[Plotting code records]

★ ★ ★ ★ ★

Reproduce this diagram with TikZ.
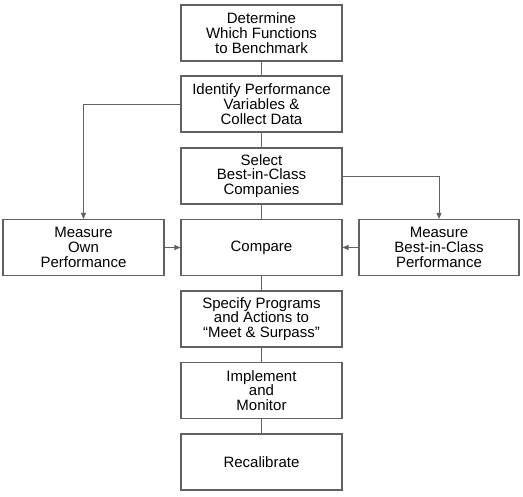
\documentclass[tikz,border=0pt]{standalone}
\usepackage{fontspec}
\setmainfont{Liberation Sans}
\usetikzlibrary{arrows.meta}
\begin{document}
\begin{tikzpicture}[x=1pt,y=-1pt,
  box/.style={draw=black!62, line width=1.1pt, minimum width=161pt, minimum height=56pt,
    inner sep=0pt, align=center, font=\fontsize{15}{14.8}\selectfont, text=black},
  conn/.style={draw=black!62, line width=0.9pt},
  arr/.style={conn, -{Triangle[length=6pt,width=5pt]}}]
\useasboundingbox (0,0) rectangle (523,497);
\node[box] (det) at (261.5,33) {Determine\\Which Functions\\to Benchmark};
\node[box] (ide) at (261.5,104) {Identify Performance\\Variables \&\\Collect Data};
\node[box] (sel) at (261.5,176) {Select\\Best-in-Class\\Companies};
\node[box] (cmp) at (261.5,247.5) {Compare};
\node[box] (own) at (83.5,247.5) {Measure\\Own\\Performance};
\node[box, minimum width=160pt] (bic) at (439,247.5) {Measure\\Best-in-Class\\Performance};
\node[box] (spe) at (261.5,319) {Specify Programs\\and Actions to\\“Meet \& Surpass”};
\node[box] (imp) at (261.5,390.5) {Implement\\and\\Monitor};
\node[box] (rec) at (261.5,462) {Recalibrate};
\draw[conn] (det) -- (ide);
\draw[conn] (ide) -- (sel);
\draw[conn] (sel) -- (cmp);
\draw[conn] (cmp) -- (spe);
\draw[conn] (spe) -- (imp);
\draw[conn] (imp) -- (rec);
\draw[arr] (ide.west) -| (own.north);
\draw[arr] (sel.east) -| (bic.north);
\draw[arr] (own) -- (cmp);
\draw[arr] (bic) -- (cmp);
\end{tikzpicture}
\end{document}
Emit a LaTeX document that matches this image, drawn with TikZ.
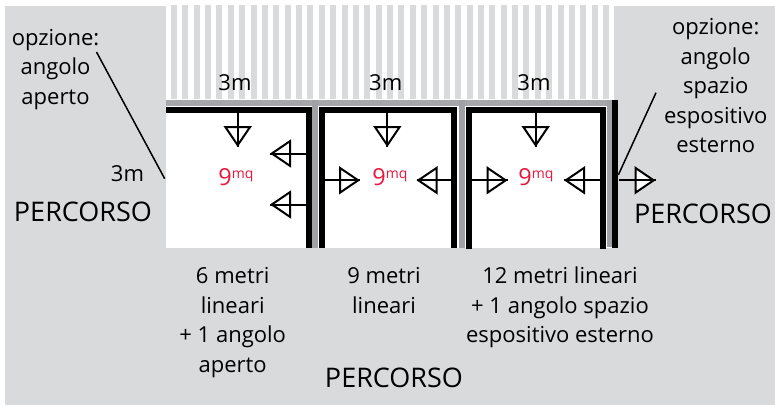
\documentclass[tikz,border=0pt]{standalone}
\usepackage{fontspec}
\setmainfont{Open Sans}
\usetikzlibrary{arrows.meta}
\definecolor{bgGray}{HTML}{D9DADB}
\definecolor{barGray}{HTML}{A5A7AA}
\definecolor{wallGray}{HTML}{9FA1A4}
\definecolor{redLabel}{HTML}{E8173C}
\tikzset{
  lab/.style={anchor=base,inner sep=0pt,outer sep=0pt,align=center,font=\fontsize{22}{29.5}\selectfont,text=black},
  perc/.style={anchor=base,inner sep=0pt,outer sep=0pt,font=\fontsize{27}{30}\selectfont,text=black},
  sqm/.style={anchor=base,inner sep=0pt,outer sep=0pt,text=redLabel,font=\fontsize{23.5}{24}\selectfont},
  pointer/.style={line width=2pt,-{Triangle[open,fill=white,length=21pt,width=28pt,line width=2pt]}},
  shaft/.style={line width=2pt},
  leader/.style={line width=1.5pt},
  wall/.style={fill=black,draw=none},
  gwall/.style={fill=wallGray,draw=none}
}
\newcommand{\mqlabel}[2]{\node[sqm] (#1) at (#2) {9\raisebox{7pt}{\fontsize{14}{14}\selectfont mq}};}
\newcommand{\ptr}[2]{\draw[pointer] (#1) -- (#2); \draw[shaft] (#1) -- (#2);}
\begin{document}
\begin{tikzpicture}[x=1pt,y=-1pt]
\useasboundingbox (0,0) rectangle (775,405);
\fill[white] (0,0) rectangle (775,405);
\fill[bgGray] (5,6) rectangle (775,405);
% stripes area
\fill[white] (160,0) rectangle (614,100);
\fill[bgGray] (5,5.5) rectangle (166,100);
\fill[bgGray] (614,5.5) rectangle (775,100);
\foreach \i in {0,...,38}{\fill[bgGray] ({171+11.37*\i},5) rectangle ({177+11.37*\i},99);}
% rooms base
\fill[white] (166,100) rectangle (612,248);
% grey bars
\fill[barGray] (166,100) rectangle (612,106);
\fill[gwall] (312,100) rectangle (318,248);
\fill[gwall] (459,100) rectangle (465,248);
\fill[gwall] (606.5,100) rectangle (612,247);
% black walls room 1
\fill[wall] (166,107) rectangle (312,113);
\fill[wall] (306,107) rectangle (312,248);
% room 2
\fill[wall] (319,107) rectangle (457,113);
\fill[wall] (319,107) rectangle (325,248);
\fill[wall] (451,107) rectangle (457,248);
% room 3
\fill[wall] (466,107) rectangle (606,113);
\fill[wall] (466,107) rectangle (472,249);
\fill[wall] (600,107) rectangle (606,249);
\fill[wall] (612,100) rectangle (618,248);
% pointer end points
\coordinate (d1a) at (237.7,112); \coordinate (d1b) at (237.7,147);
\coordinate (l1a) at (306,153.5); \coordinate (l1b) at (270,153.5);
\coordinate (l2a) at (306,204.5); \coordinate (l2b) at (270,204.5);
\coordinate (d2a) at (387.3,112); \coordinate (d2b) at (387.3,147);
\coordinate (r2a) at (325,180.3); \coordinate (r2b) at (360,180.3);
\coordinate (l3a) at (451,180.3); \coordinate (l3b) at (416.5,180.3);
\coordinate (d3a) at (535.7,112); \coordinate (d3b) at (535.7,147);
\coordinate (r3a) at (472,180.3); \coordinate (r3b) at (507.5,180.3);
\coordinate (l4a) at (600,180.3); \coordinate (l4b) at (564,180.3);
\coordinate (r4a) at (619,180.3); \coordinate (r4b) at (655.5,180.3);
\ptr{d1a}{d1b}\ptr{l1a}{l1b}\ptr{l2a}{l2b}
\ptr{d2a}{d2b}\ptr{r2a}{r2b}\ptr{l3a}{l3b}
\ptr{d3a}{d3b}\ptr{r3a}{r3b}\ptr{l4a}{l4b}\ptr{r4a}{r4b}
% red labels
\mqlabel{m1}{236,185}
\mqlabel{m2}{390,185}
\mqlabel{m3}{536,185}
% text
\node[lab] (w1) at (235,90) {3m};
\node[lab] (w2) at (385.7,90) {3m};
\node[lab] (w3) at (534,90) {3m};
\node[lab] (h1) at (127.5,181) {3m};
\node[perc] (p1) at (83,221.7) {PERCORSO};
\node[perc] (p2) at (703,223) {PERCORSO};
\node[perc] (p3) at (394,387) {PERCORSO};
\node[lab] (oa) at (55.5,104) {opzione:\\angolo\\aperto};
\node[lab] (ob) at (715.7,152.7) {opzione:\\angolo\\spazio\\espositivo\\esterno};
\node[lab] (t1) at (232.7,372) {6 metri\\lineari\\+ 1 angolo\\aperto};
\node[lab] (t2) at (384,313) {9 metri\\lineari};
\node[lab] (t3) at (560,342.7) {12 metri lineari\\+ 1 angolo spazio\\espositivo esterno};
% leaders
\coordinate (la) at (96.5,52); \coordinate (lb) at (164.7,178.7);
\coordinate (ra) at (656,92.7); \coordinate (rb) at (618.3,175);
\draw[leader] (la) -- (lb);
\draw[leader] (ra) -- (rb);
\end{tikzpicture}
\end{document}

★ ★ ★ ★ ★

**What is needed:** Reproduce every record word for word. The copy must contain no pictures.

**Result of this task:**
Reproduce this diagram with TikZ.
\documentclass[tikz,border=0pt]{standalone}
\usepackage{fontspec}
\setmainfont{Liberation Sans}
\usetikzlibrary{arrows.meta}
\begin{document}
\begin{tikzpicture}[x=1pt,y=-1pt,
  box/.style={draw=black!62, line width=1.1pt, minimum width=161pt, minimum height=56pt,
    inner sep=0pt, align=center, font=\fontsize{15}{14.8}\selectfont, text=black},
  conn/.style={draw=black!62, line width=0.9pt},
  arr/.style={conn, -{Triangle[length=6pt,width=5pt]}}]
\useasboundingbox (0,0) rectangle (523,497);
\node[box] (det) at (261.5,33) {Determine\\Which Functions\\to Benchmark};
\node[box] (ide) at (261.5,104) {Identify Performance\\Variables \&\\Collect Data};
\node[box] (sel) at (261.5,176) {Select\\Best-in-Class\\Companies};
\node[box] (cmp) at (261.5,247.5) {Compare};
\node[box] (own) at (83.5,247.5) {Measure\\Own\\Performance};
\node[box, minimum width=160pt] (bic) at (439,247.5) {Measure\\Best-in-Class\\Performance};
\node[box] (spe) at (261.5,319) {Specify Programs\\and Actions to\\“Meet \& Surpass”};
\node[box] (imp) at (261.5,390.5) {Implement\\and\\Monitor};
\node[box] (rec) at (261.5,462) {Recalibrate};
\draw[conn] (det) -- (ide);
\draw[conn] (ide) -- (sel);
\draw[conn] (sel) -- (cmp);
\draw[conn] (cmp) -- (spe);
\draw[conn] (spe) -- (imp);
\draw[conn] (imp) -- (rec);
\draw[arr] (ide.west) -| (own.north);
\draw[arr] (sel.east) -| (bic.north);
\draw[arr] (own) -- (cmp);
\draw[arr] (bic) -- (cmp);
\end{tikzpicture}
\end{document}
Emit a LaTeX document that matches this image, drawn with TikZ.
\documentclass[tikz,border=0pt]{standalone}
\usepackage{fontspec}
\setmainfont{Open Sans}
\usetikzlibrary{arrows.meta}
\definecolor{bgGray}{HTML}{D9DADB}
\definecolor{barGray}{HTML}{A5A7AA}
\definecolor{wallGray}{HTML}{9FA1A4}
\definecolor{redLabel}{HTML}{E8173C}
\tikzset{
  lab/.style={anchor=base,inner sep=0pt,outer sep=0pt,align=center,font=\fontsize{22}{29.5}\selectfont,text=black},
  perc/.style={anchor=base,inner sep=0pt,outer sep=0pt,font=\fontsize{27}{30}\selectfont,text=black},
  sqm/.style={anchor=base,inner sep=0pt,outer sep=0pt,text=redLabel,font=\fontsize{23.5}{24}\selectfont},
  pointer/.style={line width=2pt,-{Triangle[open,fill=white,length=21pt,width=28pt,line width=2pt]}},
  shaft/.style={line width=2pt},
  leader/.style={line width=1.5pt},
  wall/.style={fill=black,draw=none},
  gwall/.style={fill=wallGray,draw=none}
}
\newcommand{\mqlabel}[2]{\node[sqm] (#1) at (#2) {9\raisebox{7pt}{\fontsize{14}{14}\selectfont mq}};}
\newcommand{\ptr}[2]{\draw[pointer] (#1) -- (#2); \draw[shaft] (#1) -- (#2);}
\begin{document}
\begin{tikzpicture}[x=1pt,y=-1pt]
\useasboundingbox (0,0) rectangle (775,405);
\fill[white] (0,0) rectangle (775,405);
\fill[bgGray] (5,6) rectangle (775,405);
% stripes area
\fill[white] (160,0) rectangle (614,100);
\fill[bgGray] (5,5.5) rectangle (166,100);
\fill[bgGray] (614,5.5) rectangle (775,100);
\foreach \i in {0,...,38}{\fill[bgGray] ({171+11.37*\i},5) rectangle ({177+11.37*\i},99);}
% rooms base
\fill[white] (166,100) rectangle (612,248);
% grey bars
\fill[barGray] (166,100) rectangle (612,106);
\fill[gwall] (312,100) rectangle (318,248);
\fill[gwall] (459,100) rectangle (465,248);
\fill[gwall] (606.5,100) rectangle (612,247);
% black walls room 1
\fill[wall] (166,107) rectangle (312,113);
\fill[wall] (306,107) rectangle (312,248);
% room 2
\fill[wall] (319,107) rectangle (457,113);
\fill[wall] (319,107) rectangle (325,248);
\fill[wall] (451,107) rectangle (457,248);
% room 3
\fill[wall] (466,107) rectangle (606,113);
\fill[wall] (466,107) rectangle (472,249);
\fill[wall] (600,107) rectangle (606,249);
\fill[wall] (612,100) rectangle (618,248);
% pointer end points
\coordinate (d1a) at (237.7,112); \coordinate (d1b) at (237.7,147);
\coordinate (l1a) at (306,153.5); \coordinate (l1b) at (270,153.5);
\coordinate (l2a) at (306,204.5); \coordinate (l2b) at (270,204.5);
\coordinate (d2a) at (387.3,112); \coordinate (d2b) at (387.3,147);
\coordinate (r2a) at (325,180.3); \coordinate (r2b) at (360,180.3);
\coordinate (l3a) at (451,180.3); \coordinate (l3b) at (416.5,180.3);
\coordinate (d3a) at (535.7,112); \coordinate (d3b) at (535.7,147);
\coordinate (r3a) at (472,180.3); \coordinate (r3b) at (507.5,180.3);
\coordinate (l4a) at (600,180.3); \coordinate (l4b) at (564,180.3);
\coordinate (r4a) at (619,180.3); \coordinate (r4b) at (655.5,180.3);
\ptr{d1a}{d1b}\ptr{l1a}{l1b}\ptr{l2a}{l2b}
\ptr{d2a}{d2b}\ptr{r2a}{r2b}\ptr{l3a}{l3b}
\ptr{d3a}{d3b}\ptr{r3a}{r3b}\ptr{l4a}{l4b}\ptr{r4a}{r4b}
% red labels
\mqlabel{m1}{236,185}
\mqlabel{m2}{390,185}
\mqlabel{m3}{536,185}
% text
\node[lab] (w1) at (235,90) {3m};
\node[lab] (w2) at (385.7,90) {3m};
\node[lab] (w3) at (534,90) {3m};
\node[lab] (h1) at (127.5,181) {3m};
\node[perc] (p1) at (83,221.7) {PERCORSO};
\node[perc] (p2) at (703,223) {PERCORSO};
\node[perc] (p3) at (394,387) {PERCORSO};
\node[lab] (oa) at (55.5,104) {opzione:\\angolo\\aperto};
\node[lab] (ob) at (715.7,152.7) {opzione:\\angolo\\spazio\\espositivo\\esterno};
\node[lab] (t1) at (232.7,372) {6 metri\\lineari\\+ 1 angolo\\aperto};
\node[lab] (t2) at (384,313) {9 metri\\lineari};
\node[lab] (t3) at (560,342.7) {12 metri lineari\\+ 1 angolo spazio\\espositivo esterno};
% leaders
\coordinate (la) at (96.5,52); \coordinate (lb) at (164.7,178.7);
\coordinate (ra) at (656,92.7); \coordinate (rb) at (618.3,175);
\draw[leader] (la) -- (lb);
\draw[leader] (ra) -- (rb);
\end{tikzpicture}
\end{document}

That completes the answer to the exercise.